Hamlettes, a new play by Patrick Shaw, is a tale of adolescent angst using Shakespeare's tragedy Hamlet as fodder for a contemporary tragedy, employing a clever marriage of Elizabethan poetry and modern tween-speak. Shaw's ingenious device begins with three girls interested in the Bard's work, particularly Hamlet. As they become more intricately involved with each other emotionally, their dialogue includes more snippets of Hamlet, until in the end their conversation is a natural and seamless amalgamation of their own made-up verse, Shakespeare's text, and girlish syntax. The play is not overtly contrived, however, as the action justifies this language transformation.

The plot involves two 12-year-olds at a girls' school who discover a mutual interest in the works of William Shakespeare. Alex (Alexandra Bassett) read all the plays after her mother gave her a Complete Works for her birthdayshe thinks Hamlet is "the best thing ever made." Chloe (Savannah Clement) attended theatre camp where she worked on Shakespearean monologues with a teacher who said she had real potential. Alex has a visceral feeling for the Bard; Chloe's affinity is more cerebral. They decide to form a theatre club and their first production will be Hamlet, with Alex taking the lead and Chloe playing all the other roles. After a few rehearsals they decide they need someone to play Ophelia—Chloe just can't relate to what she sees as Ophelia's weak female mentality and Alex just doesn't think Chloe is pretty enough. So, into the club they enlist the school's newest student, a pretty and slightly strange girl who just happens to be named Ophelia (Lauren Weinberg). As the three progress in rehearsal, a romantic triangle develops, fueled by their role-playing and fired by incipient pubescent womanhood.

Shaw succeeds mightily in rendering his young characters in believable situations. For me, though, I think he falls a little dramaturgically—the play is just a little too predictable, without any real surprises or dramatic reversals to keep us on our toes. He might take a cue from his source—Hamlet, after all, has any number of plot twists that keep us wondering what is going to happen next. Of course, his point may be that 12-year-olds are fairly single-minded, focusing on one thing with the blinders of their passions. At any rate, this is a post viewing quibble.

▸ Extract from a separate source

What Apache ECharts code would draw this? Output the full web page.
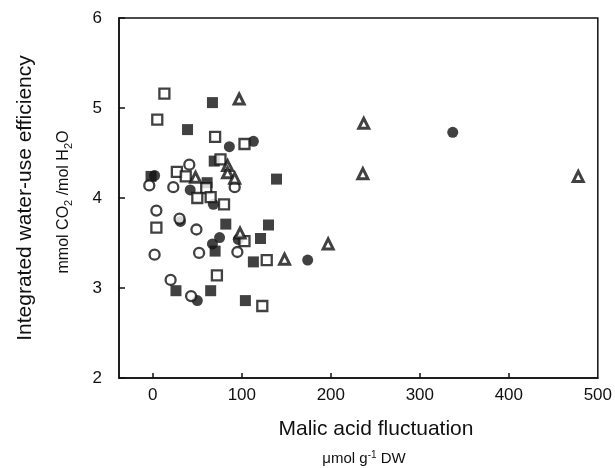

Director Lillian Meredith is a young director to watch. She does a good job of staging the play and uses some wonderful imagery. Plus, she has drawn excellent performances from all three actors—Bassett is dangerously riveting, Clement is honestly believable, and Weinberg is touchingly emotional. Tom Meredith's set, Brian Henderson's lights, and Laura Wiese's costumes work well together and add nice touches to the production.

I was drawn immediately into the world of this play and I was emotionally moved by it. Hamlettes is definitely worth seeing—whether you are a tween, teen, or an adult. What happens when adolescent emotions lack mature models to ameliorate outcomes will keep you brooding about this play long after you leave the theatre.